Inside of the inner ear and cochlea is a circular spiral or strip known as the basilar membrane. The basilar membrane houses the infamous Organ of Corti - a band of hair cells that trigger the electrical impulses which are then delivered to your brain and perceived consciously as sound. These hair cells are so fine and fragile, that with time and exposure to stress they begin to fray and lose their elasticity, so that they no longer trigger an electrical impulse to your brain.

Figure 4: cross section through the spiral Organ of Corti (Henry Gray 1918).

 

This is extremely unfortunate because there is actually no effective cure to hearing loss. Due to the miniscule nature of our auditory system, surgery is virtually impossible, and other treatments such as steroids are ineffective. This means that you should ALWAYS pay attention to the operating level with which you are working, and be conscious of how long you can be exposed to that level before doing permanent damage to your ears.

Hearing loss is relative to two things: the sound pressure level and period of exposure. The following table, taken from the World Health Organisation, outlines permissible noise levels for daily exposure.
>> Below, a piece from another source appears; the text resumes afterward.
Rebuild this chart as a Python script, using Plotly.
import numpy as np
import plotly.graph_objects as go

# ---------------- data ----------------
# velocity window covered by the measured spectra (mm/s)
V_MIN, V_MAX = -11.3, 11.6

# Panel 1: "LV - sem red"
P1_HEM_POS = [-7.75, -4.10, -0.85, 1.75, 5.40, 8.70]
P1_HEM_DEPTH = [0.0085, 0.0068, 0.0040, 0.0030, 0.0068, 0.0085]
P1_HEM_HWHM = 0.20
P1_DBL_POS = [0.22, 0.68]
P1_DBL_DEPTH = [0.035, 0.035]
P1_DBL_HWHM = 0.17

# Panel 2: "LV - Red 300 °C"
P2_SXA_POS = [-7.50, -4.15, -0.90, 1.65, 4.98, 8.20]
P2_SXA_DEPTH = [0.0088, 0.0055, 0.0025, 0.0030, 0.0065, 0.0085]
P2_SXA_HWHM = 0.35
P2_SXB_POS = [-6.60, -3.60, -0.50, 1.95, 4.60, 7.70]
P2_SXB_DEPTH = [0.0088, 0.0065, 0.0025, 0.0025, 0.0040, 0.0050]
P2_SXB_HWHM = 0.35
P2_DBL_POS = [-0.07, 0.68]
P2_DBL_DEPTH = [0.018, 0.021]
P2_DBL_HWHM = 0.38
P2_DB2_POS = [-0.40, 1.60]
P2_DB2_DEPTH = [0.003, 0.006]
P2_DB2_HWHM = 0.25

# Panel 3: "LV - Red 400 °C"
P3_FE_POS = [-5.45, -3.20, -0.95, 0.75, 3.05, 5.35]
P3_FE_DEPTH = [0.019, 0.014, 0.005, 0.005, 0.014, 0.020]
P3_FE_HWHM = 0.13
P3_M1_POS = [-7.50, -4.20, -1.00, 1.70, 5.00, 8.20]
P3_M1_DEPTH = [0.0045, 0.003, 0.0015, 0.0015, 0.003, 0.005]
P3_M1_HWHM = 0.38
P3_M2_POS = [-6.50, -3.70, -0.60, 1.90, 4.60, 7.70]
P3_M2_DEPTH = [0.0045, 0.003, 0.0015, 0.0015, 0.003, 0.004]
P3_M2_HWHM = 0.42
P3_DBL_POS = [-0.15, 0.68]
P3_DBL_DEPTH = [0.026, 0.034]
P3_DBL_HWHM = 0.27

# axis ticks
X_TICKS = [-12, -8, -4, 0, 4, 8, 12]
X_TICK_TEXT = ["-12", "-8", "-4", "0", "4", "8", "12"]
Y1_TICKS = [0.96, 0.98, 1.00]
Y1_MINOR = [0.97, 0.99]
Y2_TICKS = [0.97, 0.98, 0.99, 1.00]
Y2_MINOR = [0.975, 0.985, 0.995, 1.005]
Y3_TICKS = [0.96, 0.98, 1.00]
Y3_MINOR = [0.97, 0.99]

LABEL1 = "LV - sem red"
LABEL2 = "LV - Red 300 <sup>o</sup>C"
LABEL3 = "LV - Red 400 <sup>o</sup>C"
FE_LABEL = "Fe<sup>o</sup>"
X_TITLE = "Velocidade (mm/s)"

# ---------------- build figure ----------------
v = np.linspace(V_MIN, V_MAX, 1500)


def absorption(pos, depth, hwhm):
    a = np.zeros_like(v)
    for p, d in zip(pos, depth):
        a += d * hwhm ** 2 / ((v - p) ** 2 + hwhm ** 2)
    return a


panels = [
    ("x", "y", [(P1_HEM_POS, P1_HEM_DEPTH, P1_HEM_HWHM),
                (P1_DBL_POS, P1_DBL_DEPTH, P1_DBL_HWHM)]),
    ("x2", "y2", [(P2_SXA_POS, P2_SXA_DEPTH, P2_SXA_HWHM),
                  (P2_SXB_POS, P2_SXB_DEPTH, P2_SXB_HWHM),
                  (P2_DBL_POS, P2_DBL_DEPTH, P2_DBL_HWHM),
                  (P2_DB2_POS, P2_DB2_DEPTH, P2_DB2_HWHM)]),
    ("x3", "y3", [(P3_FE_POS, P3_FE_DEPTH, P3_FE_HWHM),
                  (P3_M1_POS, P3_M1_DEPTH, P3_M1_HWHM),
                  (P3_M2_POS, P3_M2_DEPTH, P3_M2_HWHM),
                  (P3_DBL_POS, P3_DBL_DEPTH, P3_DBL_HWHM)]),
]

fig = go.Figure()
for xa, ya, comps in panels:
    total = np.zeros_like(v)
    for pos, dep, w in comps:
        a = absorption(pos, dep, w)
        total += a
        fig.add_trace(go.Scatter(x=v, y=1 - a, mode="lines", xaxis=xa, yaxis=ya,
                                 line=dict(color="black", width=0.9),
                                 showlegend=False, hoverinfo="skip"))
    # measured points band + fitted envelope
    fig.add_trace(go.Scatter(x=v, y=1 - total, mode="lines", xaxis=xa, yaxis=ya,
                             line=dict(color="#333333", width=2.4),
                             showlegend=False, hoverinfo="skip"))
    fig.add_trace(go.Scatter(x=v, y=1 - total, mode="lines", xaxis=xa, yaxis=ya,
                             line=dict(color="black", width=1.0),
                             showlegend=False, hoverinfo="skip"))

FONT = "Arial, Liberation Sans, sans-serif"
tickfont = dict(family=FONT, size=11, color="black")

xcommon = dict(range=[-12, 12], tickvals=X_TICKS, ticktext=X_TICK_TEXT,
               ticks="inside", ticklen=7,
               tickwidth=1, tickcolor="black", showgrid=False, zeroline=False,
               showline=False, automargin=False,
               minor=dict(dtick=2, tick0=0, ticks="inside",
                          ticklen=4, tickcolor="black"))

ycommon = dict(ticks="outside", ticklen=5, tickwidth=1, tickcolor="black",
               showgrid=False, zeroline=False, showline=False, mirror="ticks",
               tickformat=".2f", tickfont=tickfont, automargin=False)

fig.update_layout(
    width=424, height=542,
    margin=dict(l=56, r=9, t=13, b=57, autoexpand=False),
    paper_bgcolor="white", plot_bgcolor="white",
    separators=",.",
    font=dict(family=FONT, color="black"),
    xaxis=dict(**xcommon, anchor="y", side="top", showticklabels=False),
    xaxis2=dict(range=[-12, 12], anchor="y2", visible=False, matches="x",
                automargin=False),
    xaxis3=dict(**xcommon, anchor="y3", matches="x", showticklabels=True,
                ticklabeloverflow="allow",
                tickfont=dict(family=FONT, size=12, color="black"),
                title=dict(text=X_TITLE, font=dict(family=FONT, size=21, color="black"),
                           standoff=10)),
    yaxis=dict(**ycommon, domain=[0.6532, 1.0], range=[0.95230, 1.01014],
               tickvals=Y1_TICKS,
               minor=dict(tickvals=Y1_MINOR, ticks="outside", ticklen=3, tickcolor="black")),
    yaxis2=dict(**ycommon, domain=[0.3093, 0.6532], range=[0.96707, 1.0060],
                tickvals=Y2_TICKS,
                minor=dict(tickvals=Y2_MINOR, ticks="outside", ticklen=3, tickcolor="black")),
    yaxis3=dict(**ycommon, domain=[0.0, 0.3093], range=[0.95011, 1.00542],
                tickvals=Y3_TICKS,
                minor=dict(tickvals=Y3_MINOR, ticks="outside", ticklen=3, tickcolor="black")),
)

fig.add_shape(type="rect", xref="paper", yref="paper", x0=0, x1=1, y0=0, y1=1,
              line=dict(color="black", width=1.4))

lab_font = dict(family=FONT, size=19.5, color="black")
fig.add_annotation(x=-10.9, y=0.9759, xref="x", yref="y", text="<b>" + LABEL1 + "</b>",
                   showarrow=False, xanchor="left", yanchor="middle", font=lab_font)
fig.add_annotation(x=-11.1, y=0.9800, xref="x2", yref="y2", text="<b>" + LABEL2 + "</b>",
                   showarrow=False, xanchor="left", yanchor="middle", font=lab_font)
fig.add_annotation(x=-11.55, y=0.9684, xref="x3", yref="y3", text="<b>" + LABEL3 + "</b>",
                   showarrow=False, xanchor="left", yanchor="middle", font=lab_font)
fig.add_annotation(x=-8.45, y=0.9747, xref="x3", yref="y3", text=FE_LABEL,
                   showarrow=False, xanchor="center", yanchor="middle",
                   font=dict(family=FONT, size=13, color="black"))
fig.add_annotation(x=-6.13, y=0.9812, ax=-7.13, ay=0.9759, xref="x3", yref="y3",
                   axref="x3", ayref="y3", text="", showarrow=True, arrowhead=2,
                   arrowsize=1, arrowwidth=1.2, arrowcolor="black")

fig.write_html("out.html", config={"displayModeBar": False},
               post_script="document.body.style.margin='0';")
Or in other words, it shows how long you may be exposed to a threshold pressure level before doing damage to your hearing.

According to this data, you should only stay in Berghain without ear protection for 1 minute and 30 seconds if you want to avoid doing permanent damage to your hearing!

 

That’s why stationary sound field levels for critical listening and audio production should be kept well under 90 dB (A). Ideally, you would even want to work under 80 for the majority of your time, and then take breaks before and after adjusting your main mix to louder levels.